Friday, September 26, 2008

Santa...

Ladies and Gents,

Here we are lined up in General Store in Moose Jaw. Man, Some of these SUV's are looking pretty bad,especially Vegeta's.While we are waiting Prof. X gives all of us the next set of instructions.

"Head north, to Inuvik in the Northwest Territories. You will then swap out your vehicles for Neoteric Hovertrek 6 hovercrafts which you will use to continue your journey north across the Beaufort Sea to the North Pole."

There is our Detour, between the Rays or Play. Hmmm....Nick Fury or Santa....

Dude, I am totally helping Santa. So North it is.

Riding up with Deadpool isn't the easiest thing, I ever had to do. My muscles are sore from hitting him in the little boys.

So I try something different. I let Him play with a portable DVD player.

That was a HUGE mistake. He keeps playing some strange J-Pop music video.



Raptor Jesus help me.

He screams "MOAR" and hits repeat.

I swear, I am going to crash this Ford into a tree just to end the pain. The Worst part is the Camera Girl is bopping to the music like no tomorrow.



I wonder where they got her.

Just when I was about to kill the lot of them. We arrive at the Neoteric Hovertrek series 6 station. These things are pretty sweet.

Deadpool wants to drive. I tell him,if I drive, I'll let keep playing his Dvd.

"Awesome Sauce, MOAR". He yells.

Once the motor is ready for top speed, I make a sharp turn and DP's Dvd player hits the water and thankfully is gone.

Praise Raptor Jesus.

It takes longer than I thought to get to Santa, I mean the North Pole. The cold air and water hitting us, is freezing.

After we dock the craft. The Elves give a the low down. The making of the toy thing was a cover. Santa doesn't care about good little boys and girls.

I ask why.

They tell me, Santa found out about the little blue pill.

Oh man, not good. The Elves leads us Santa.



"Santa...Who did this to you..."I ask.

"I did". Says someone stepping into the light.

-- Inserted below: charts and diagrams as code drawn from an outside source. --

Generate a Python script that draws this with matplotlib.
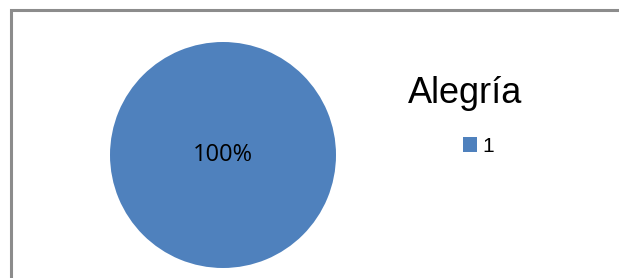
import matplotlib
matplotlib.use("Agg")
import matplotlib.pyplot as plt
from matplotlib.patches import Rectangle

labels = ["1"]
values = [100]
title = "Alegría"
color = "#4F81BD"

W, H = 619, 278
fig = plt.figure(figsize=(W/100, H/100), dpi=100)
fig.patch.set_facecolor("white")

# chart border (extends past right/bottom edges)
fig.add_artist(Rectangle((10.5/W, -0.1), 1.2, (H-9.5)/H + 0.1, transform=fig.transFigure,
                         fill=False, edgecolor="#8c8c8c", linewidth=2.2))

cx, cy, r = 223, 155, 113
ax = fig.add_axes([(cx-r)/W, (H-cy-r)/H, 2*r/W, 2*r/H])
wedges, texts, autotexts = ax.pie(values, colors=[color], startangle=90, autopct="%1.0f%%",
                                  pctdistance=0.0, radius=1.0,
                                  textprops=dict(fontsize=17, family="Open Sans", color="black"))
ax.set_xlim(-1, 1); ax.set_ylim(-1, 1)
ax.set_aspect("auto")
ax.axis("off")

fig.text(465/W, 1-103/H, title, fontsize=26, family="Liberation Sans", ha="center", va="baseline")
fig.add_artist(Rectangle((463/W, 1-152/H), 14/W, 15/H, transform=fig.transFigure,
                         facecolor=color, edgecolor="none"))
fig.text(482/W, 1-152/H, labels[0], fontsize=15, family="Liberation Sans", ha="left", va="baseline")

fig.savefig("out.png", dpi=100)
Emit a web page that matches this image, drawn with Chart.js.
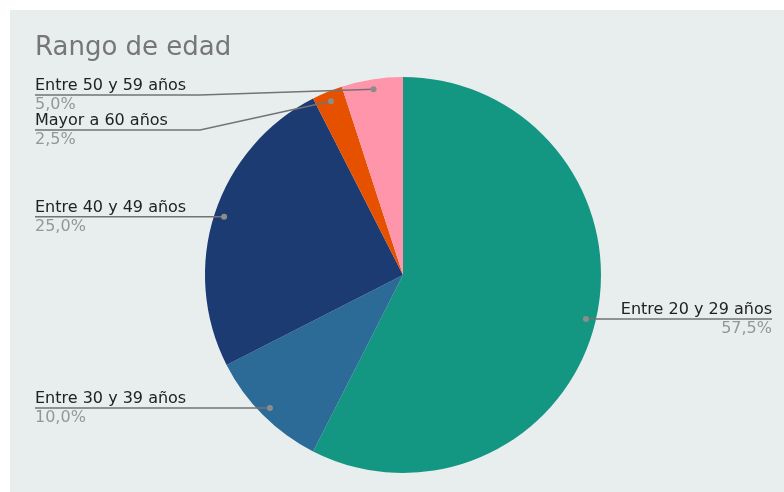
<!DOCTYPE html>
<html>
<head>
<meta charset="utf-8">
<script src="https://cdn.jsdelivr.net/npm/chart.js@4"></script>
<style>
  html, body { margin: 0; padding: 0; background: #ffffff; }
  #wrap { width: 784px; height: 492px; }
</style>
</head>
<body>
<div id="wrap"><canvas id="chart" width="784" height="492"></canvas></div>
<script>
// data
const title = "Rango de edad";
const labels = ["Entre 20 y 29 años", "Entre 30 y 39 años", "Entre 40 y 49 años", "Mayor a 60 años", "Entre 50 y 59 años"];
const values = [57.5, 10.0, 25.0, 2.5, 5.0];
const colors = ["#139682", "#2c6b97", "#1b3b72", "#e65100", "#ff95aa"];

// where the leader lines bend (label y and elbow x), per slice; null = straight line
const elbows = [null, null, null, { x: 200, y: 130 }, { x: 200, y: 95 }];

const FONT = "DejaVu Sans, Verdana, sans-serif";

function fmtPct(v) {
    return v.toFixed(1).replace(".", ",") + "%";
}

const labelPlugin = {
    id: "labelPlugin",
    beforeDraw(chart) {
        let ctx = chart.ctx;
        ctx.save();
        ctx.fillStyle = "#e8eeee";
        ctx.fillRect(10, 10, chart.width - 10, chart.height - 10);
        ctx.fillStyle = "#767676";
        ctx.font = "26px " + FONT;
        ctx.textBaseline = "alphabetic";
        ctx.textAlign = "left";
        ctx.fillText(title, 35, 55);
        ctx.restore();
    },
    afterDraw(chart) {
        let ctx = chart.ctx;
        let meta = chart.getDatasetMeta(0);
        let total = values.reduce((a, b) => a + b, 0);
        ctx.save();
        meta.data.forEach(function (arc, i) {
            let p = arc.getProps(["x", "y", "startAngle", "endAngle", "outerRadius"], true);
            let mid = (p.startAngle + p.endAngle) / 2;
            let dx = p.x + Math.cos(mid) * p.outerRadius * 0.95;
            let dy = p.y + Math.sin(mid) * p.outerRadius * 0.95;
            let right = Math.cos(mid) > 0;
            let endX = right ? 772 : 35;
            let lineY = dy;

            ctx.strokeStyle = "#737373";
            ctx.lineWidth = 1.5;
            ctx.beginPath();
            ctx.moveTo(dx, dy);
            if (elbows[i]) {
                lineY = elbows[i].y;
                ctx.lineTo(elbows[i].x, lineY);
            }
            ctx.lineTo(endX, lineY);
            ctx.stroke();

            ctx.fillStyle = "#8c8c8c";
            ctx.beginPath();
            ctx.arc(dx, dy, 3, 0, Math.PI * 2);
            ctx.fill();

            ctx.textAlign = right ? "right" : "left";
            ctx.textBaseline = "alphabetic";
            ctx.font = "16px " + FONT;
            ctx.fillStyle = "#222222";
            ctx.fillText(labels[i], endX, lineY - 5);
            ctx.fillStyle = "#969696";
            ctx.fillText(fmtPct(values[i] / total * 100), endX, lineY + 14);
        });
        ctx.restore();
    }
};

new Chart(document.getElementById("chart"), {
    type: "pie",
    data: {
        labels: labels,
        datasets: [{
            data: values,
            backgroundColor: colors,
            borderWidth: 0
        }]
    },
    options: {
        responsive: false,
        animation: false,
        layout: { padding: { top: 77, bottom: 19, left: 205, right: 183 } },
        plugins: {
            legend: { display: false },
            tooltip: { enabled: false }
        }
    },
    plugins: [labelPlugin]
});
</script>
</body>
</html>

Ok, Wow... Santa must of been a really good boy. Try as I might, I don't see a problem.

I tell the Elves to give Santa the rest of his pills and monitor his heart every other hour.

Lets make some toys. Subsequently later, we come up with two awesome toys. Both robots.

Monkey IronMan



Boxing Cat.




Santa gives us a thumbs up and heads back to his room.

Pit Stop here we come.

Dental for All.

Raptor Jesus rules.

8 comments:

captain koma said...

Well what happened to Mrs Claus?

Jan the Intergalactic Aviator said...

Aw that's sweet, Santa's gettin' some.

Maybe Santa and Mts. Claus have an open relationship.

Professor Xavier said...

What's with all the contestants getting religion this season? You know praying might be considered getting outside help and would therefore be a violation of the rules. I'll have to check the book.

Gyrobo said...
This comment has been removed by the author.
Gyrobo said...

Marc's wife!

Vella said...

I don't think my dad is praying... Yay I want Boxing Kitty!

Mr. Bennet said...

My daughter's already begging me for a boxing cat this year.

Paula Abdrool said...

That cat is the cutest thing ever! I just want to take it and stuff it and hang it on my rearview mirror!!